** Begin Exercise material **

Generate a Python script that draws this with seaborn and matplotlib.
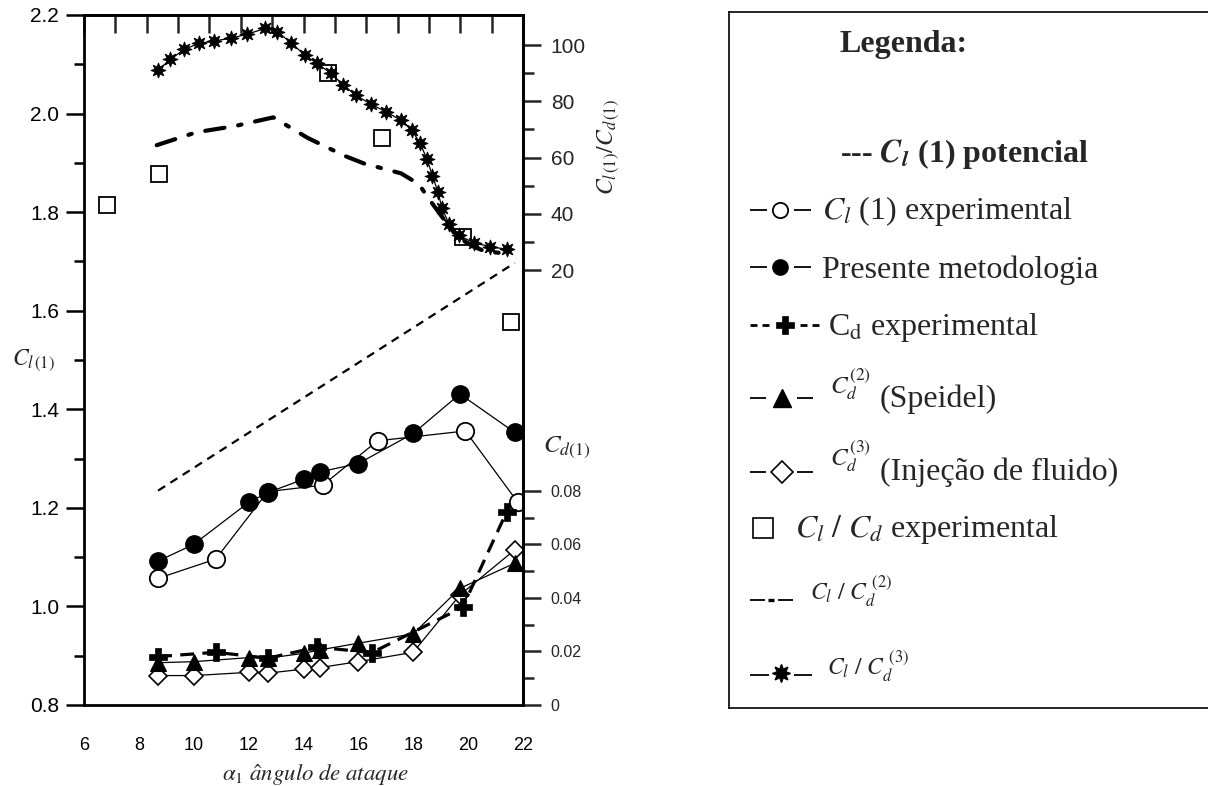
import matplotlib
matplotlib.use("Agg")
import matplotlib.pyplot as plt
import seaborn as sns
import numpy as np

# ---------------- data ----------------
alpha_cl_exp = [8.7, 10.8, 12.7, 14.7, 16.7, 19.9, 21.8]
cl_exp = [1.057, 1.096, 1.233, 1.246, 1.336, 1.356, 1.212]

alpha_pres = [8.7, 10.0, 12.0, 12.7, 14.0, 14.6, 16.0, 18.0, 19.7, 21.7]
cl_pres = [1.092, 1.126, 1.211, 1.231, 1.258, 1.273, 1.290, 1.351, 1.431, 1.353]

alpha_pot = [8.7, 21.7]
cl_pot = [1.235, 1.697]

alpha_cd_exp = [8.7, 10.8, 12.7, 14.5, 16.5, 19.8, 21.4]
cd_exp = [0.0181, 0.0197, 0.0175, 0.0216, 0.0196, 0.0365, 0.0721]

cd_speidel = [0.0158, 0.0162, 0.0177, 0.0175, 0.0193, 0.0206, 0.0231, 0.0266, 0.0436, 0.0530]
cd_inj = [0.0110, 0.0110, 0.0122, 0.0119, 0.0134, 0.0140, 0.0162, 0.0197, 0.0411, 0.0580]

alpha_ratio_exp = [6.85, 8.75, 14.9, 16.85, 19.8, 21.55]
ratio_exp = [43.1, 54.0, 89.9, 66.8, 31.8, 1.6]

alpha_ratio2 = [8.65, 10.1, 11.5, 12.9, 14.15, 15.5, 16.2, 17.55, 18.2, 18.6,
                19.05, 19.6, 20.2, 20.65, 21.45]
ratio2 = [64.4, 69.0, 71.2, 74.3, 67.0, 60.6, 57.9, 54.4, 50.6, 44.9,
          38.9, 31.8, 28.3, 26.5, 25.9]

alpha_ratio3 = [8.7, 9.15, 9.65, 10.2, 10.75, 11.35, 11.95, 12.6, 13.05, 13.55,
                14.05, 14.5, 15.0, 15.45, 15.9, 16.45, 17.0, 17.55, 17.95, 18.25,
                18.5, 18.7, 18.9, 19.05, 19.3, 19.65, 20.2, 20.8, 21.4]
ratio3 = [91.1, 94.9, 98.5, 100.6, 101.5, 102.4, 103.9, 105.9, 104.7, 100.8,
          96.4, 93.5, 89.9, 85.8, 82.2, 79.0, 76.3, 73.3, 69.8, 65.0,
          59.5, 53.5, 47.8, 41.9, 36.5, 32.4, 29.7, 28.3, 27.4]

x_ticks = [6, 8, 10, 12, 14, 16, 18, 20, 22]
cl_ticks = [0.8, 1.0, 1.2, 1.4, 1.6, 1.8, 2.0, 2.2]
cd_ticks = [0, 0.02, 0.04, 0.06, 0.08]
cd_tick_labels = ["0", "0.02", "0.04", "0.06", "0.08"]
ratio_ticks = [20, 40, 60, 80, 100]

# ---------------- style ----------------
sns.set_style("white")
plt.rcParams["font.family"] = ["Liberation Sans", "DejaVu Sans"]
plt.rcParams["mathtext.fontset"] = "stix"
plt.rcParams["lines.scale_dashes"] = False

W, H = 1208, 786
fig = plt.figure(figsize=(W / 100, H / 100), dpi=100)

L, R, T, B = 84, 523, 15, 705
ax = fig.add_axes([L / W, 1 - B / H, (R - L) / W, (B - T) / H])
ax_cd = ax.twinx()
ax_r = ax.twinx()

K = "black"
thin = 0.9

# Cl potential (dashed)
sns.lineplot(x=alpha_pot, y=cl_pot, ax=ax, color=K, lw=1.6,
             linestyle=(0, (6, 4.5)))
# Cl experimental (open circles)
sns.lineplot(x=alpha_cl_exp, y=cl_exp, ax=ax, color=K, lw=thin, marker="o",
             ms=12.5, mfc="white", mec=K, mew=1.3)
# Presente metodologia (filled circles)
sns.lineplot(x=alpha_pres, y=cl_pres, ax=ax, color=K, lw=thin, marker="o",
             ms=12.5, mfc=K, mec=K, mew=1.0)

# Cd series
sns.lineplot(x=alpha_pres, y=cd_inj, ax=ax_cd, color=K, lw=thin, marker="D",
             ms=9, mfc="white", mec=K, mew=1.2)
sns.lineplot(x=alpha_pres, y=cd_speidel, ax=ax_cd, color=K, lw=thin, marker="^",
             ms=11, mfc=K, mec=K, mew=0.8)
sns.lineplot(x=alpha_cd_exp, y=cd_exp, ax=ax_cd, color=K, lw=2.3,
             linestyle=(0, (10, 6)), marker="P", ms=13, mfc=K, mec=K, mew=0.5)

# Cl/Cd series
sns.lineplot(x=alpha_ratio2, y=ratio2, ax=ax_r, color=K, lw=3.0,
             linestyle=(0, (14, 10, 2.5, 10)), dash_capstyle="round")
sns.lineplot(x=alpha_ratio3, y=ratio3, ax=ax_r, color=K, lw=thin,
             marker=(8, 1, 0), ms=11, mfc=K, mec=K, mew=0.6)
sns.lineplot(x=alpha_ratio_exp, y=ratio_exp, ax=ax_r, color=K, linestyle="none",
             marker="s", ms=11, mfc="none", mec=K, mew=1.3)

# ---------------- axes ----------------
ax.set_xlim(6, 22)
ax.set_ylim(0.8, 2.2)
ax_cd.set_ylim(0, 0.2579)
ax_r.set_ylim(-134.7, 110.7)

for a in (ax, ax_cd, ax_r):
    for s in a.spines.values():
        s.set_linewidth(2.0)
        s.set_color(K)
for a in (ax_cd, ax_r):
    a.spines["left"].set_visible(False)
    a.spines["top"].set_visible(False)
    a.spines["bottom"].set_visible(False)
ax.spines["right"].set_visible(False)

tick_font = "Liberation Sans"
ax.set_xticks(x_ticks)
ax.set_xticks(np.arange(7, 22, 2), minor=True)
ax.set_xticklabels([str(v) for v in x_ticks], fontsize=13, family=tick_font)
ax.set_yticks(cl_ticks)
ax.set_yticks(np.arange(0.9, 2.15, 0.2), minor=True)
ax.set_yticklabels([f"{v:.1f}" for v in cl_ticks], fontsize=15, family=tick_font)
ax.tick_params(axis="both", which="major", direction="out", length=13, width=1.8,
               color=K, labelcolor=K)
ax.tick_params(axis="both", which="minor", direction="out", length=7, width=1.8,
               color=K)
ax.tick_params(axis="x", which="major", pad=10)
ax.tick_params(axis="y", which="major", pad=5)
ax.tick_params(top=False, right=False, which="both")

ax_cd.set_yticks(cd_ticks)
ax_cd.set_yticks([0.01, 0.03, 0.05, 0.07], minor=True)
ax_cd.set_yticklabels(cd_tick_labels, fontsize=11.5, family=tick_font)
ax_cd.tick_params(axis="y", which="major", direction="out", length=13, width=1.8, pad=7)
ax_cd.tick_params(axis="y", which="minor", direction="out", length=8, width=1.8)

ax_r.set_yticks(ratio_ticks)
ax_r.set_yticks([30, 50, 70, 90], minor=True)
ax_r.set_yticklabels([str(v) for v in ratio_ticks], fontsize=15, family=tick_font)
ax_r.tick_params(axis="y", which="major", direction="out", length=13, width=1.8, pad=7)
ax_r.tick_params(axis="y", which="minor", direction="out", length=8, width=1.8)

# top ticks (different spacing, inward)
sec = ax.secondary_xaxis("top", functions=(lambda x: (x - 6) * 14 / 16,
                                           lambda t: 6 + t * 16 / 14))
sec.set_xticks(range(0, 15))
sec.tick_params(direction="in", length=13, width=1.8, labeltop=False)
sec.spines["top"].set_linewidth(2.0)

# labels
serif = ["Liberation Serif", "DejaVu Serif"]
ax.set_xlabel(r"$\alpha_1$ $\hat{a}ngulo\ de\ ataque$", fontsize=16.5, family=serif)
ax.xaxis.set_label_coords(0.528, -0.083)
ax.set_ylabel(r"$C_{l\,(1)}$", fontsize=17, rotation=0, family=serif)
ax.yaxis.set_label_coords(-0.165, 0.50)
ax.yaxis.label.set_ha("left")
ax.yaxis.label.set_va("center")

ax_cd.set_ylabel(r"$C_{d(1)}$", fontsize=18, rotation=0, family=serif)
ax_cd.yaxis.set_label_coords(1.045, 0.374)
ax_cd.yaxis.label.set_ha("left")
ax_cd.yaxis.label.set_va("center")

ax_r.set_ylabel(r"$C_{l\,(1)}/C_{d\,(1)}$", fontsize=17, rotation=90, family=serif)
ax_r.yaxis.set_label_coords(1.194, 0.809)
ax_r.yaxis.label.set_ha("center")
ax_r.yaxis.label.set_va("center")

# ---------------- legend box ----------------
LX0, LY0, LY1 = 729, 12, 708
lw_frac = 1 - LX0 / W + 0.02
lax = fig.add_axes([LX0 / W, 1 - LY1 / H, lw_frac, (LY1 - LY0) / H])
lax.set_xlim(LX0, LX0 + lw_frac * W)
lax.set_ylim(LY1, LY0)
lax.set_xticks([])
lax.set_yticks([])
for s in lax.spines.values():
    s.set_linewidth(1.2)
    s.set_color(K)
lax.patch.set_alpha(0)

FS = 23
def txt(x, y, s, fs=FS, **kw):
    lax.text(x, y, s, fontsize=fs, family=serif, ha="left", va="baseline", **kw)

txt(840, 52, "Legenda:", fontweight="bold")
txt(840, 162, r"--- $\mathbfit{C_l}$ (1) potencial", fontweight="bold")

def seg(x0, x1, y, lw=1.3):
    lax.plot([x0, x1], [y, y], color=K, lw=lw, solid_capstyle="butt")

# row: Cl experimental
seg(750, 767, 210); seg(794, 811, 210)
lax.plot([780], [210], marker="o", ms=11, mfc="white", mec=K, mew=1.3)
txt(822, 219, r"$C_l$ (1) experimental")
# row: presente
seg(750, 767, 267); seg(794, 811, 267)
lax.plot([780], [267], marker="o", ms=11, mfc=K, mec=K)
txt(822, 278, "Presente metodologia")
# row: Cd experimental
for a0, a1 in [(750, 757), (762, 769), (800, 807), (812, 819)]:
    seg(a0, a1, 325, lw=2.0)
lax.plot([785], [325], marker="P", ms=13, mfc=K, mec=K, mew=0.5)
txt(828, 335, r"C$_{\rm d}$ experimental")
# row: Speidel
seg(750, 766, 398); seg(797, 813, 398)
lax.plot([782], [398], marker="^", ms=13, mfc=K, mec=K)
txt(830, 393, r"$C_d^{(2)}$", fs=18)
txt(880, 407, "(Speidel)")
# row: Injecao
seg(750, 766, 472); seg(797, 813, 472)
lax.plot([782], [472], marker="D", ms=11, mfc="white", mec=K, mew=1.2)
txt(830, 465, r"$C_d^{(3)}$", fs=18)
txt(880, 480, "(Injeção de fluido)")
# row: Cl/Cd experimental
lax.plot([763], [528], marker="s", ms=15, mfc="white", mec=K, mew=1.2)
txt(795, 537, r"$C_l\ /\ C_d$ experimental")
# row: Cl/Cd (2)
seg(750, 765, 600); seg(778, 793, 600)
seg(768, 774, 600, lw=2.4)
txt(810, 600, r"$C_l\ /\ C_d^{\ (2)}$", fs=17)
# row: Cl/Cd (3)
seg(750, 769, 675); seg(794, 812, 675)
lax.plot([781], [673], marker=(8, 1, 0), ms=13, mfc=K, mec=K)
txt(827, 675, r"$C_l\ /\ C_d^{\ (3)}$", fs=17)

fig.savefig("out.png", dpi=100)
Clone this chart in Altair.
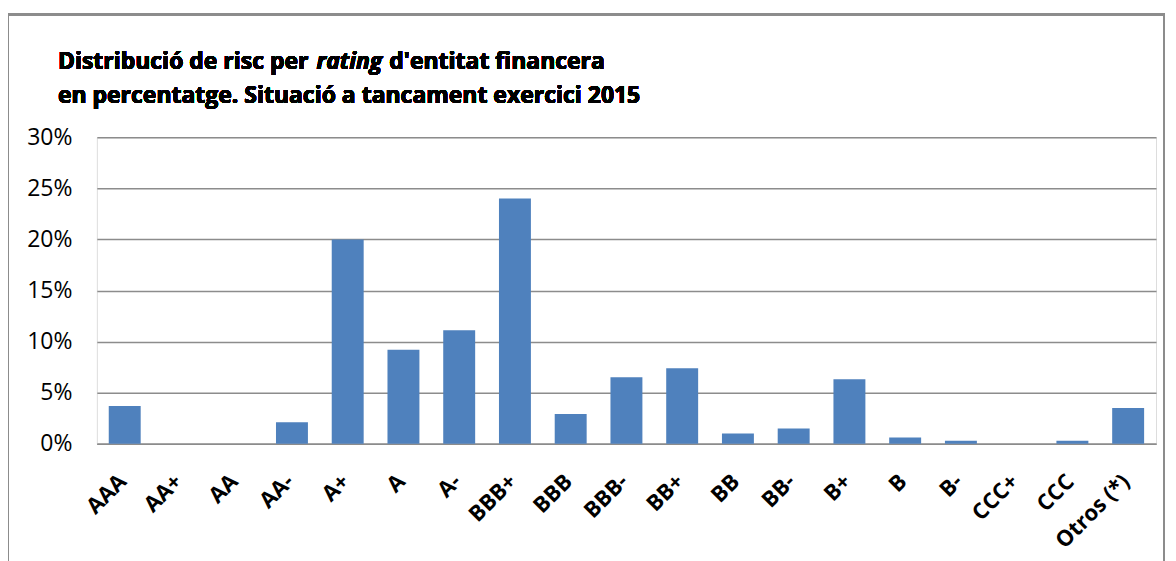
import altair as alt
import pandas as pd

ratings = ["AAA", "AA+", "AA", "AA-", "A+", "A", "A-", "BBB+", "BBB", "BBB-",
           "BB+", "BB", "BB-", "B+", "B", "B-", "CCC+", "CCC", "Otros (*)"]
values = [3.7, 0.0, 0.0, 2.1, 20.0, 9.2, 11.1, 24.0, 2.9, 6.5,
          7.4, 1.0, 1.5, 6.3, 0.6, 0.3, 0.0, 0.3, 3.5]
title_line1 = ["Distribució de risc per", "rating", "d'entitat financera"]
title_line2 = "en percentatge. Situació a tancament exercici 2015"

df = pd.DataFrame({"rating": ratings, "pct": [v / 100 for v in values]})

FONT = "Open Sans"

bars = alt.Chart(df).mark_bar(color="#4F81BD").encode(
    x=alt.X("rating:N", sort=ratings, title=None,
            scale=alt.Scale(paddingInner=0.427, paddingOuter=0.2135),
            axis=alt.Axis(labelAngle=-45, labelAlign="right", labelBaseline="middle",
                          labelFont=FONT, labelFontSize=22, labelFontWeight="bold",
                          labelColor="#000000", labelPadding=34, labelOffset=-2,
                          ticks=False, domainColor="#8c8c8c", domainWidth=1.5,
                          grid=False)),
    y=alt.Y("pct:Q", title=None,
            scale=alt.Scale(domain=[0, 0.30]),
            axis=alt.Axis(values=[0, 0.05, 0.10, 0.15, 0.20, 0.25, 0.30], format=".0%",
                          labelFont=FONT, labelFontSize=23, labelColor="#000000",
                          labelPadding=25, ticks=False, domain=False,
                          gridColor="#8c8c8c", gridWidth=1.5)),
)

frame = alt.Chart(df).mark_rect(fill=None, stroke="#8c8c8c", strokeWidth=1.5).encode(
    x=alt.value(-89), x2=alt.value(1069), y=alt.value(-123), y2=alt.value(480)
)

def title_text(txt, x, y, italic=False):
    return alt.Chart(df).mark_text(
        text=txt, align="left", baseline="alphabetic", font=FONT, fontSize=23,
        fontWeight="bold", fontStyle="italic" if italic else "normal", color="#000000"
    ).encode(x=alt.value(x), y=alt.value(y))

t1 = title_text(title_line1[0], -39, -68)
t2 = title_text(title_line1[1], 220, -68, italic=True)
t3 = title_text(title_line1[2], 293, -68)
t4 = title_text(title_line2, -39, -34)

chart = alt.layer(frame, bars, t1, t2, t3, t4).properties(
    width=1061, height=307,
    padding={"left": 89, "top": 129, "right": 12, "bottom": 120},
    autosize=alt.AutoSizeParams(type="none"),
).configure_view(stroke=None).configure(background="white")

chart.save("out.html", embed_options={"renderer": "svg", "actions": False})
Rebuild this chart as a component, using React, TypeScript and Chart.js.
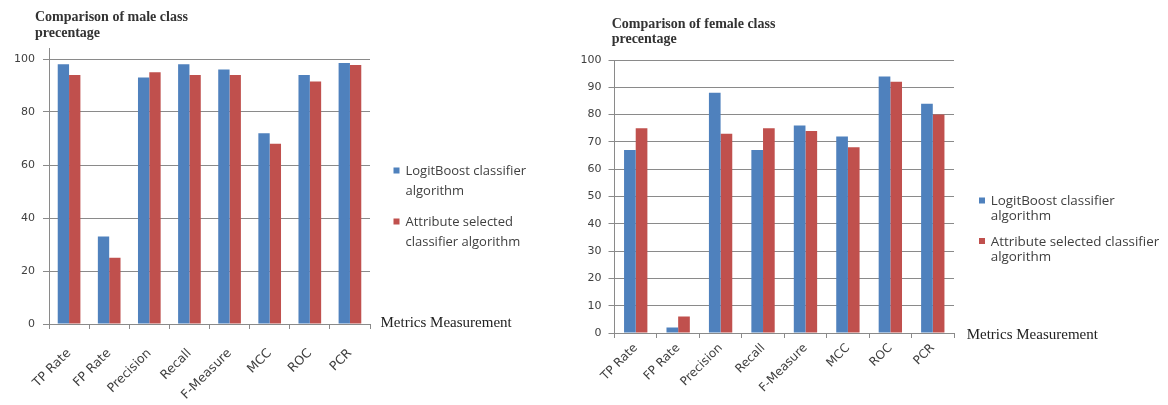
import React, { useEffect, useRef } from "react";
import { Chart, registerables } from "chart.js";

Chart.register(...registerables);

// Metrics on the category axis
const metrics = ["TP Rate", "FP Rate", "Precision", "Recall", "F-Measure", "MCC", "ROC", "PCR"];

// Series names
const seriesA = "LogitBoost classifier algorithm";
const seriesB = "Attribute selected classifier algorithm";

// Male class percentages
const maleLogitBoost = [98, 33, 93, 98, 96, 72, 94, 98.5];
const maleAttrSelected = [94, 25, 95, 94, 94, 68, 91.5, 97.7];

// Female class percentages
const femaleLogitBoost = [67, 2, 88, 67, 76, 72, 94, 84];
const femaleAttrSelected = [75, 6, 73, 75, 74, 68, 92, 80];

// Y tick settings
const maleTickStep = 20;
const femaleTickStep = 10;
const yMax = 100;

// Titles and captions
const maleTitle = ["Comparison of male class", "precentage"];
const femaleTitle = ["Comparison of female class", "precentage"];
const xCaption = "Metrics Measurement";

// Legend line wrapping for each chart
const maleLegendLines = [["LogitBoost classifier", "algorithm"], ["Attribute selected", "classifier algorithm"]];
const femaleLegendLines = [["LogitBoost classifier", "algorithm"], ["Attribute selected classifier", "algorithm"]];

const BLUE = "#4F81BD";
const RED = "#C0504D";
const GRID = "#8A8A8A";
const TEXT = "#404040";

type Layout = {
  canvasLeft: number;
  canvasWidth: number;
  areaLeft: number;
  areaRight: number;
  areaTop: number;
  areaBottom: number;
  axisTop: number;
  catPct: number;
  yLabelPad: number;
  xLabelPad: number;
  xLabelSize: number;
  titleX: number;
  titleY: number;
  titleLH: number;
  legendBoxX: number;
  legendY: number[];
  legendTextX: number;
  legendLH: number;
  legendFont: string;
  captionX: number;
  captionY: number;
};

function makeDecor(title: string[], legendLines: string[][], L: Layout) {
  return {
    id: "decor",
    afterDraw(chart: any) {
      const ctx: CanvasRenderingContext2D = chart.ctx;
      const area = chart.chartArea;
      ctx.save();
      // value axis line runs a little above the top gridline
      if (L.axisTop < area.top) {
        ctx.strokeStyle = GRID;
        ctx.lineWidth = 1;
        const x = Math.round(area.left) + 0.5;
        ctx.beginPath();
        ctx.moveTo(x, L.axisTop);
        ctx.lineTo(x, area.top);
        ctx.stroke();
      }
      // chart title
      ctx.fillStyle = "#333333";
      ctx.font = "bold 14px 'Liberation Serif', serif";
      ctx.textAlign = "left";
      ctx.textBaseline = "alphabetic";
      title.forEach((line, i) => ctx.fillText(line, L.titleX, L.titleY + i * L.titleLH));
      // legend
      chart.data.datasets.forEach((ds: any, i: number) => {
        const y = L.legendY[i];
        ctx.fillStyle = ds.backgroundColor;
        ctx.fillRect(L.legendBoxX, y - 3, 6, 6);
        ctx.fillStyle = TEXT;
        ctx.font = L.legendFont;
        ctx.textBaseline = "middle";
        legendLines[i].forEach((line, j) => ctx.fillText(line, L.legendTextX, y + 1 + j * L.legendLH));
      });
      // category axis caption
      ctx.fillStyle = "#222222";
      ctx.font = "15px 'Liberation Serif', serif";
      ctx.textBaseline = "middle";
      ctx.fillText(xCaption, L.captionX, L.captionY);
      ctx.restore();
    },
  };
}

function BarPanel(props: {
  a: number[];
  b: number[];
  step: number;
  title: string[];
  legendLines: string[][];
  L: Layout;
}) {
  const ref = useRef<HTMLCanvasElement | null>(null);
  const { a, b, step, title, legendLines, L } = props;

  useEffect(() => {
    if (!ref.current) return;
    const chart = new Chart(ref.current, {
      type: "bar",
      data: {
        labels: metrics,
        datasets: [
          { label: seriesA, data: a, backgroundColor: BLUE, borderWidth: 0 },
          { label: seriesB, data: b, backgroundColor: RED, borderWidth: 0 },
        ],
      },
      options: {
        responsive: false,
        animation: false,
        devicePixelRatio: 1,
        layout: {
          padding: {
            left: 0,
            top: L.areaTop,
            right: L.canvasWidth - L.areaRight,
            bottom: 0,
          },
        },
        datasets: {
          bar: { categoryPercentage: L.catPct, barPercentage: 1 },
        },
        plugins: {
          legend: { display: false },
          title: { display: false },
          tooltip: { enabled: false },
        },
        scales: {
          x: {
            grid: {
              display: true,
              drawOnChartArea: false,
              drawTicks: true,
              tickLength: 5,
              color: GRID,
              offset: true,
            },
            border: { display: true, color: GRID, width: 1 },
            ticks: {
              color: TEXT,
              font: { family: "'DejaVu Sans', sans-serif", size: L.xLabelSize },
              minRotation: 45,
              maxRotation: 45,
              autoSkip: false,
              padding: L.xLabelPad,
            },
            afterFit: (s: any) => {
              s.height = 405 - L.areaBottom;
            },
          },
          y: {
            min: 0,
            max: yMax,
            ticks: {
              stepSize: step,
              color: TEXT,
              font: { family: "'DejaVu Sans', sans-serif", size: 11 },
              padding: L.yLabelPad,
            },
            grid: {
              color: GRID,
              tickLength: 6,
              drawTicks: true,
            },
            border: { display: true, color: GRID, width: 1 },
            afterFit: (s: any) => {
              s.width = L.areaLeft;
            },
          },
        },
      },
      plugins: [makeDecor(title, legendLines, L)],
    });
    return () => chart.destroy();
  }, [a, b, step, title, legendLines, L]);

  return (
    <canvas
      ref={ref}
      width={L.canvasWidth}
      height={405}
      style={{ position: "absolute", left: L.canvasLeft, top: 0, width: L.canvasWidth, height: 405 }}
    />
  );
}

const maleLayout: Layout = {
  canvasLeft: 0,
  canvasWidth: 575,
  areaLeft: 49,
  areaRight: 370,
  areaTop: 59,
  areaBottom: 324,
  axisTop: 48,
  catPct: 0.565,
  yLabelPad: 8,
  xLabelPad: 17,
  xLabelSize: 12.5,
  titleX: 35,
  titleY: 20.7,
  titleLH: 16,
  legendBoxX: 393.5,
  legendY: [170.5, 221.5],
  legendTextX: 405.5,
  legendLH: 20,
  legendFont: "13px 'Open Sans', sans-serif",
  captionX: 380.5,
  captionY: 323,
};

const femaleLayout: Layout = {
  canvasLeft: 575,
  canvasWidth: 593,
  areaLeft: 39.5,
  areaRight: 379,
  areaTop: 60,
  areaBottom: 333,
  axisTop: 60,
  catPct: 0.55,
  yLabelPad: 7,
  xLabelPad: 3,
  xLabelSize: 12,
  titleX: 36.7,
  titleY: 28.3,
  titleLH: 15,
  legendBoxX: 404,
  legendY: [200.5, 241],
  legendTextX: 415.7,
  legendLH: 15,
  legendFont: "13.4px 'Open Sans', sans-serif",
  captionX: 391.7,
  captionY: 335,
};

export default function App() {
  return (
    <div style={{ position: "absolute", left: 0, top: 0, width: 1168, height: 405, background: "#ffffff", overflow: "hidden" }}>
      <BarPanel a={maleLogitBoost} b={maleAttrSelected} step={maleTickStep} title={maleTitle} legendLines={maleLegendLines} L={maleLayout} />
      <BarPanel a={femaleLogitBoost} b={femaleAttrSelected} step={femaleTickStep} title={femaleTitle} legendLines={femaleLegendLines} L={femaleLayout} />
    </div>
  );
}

** End Exercise material **

* Written instruction
Only the lines from the one holding "Clone this chart in Altair." to the one holding "import pandas as pd" should be returned, both included and exactly as written, with no pictures.

* Response
Clone this chart in Altair.
import altair as alt
import pandas as pd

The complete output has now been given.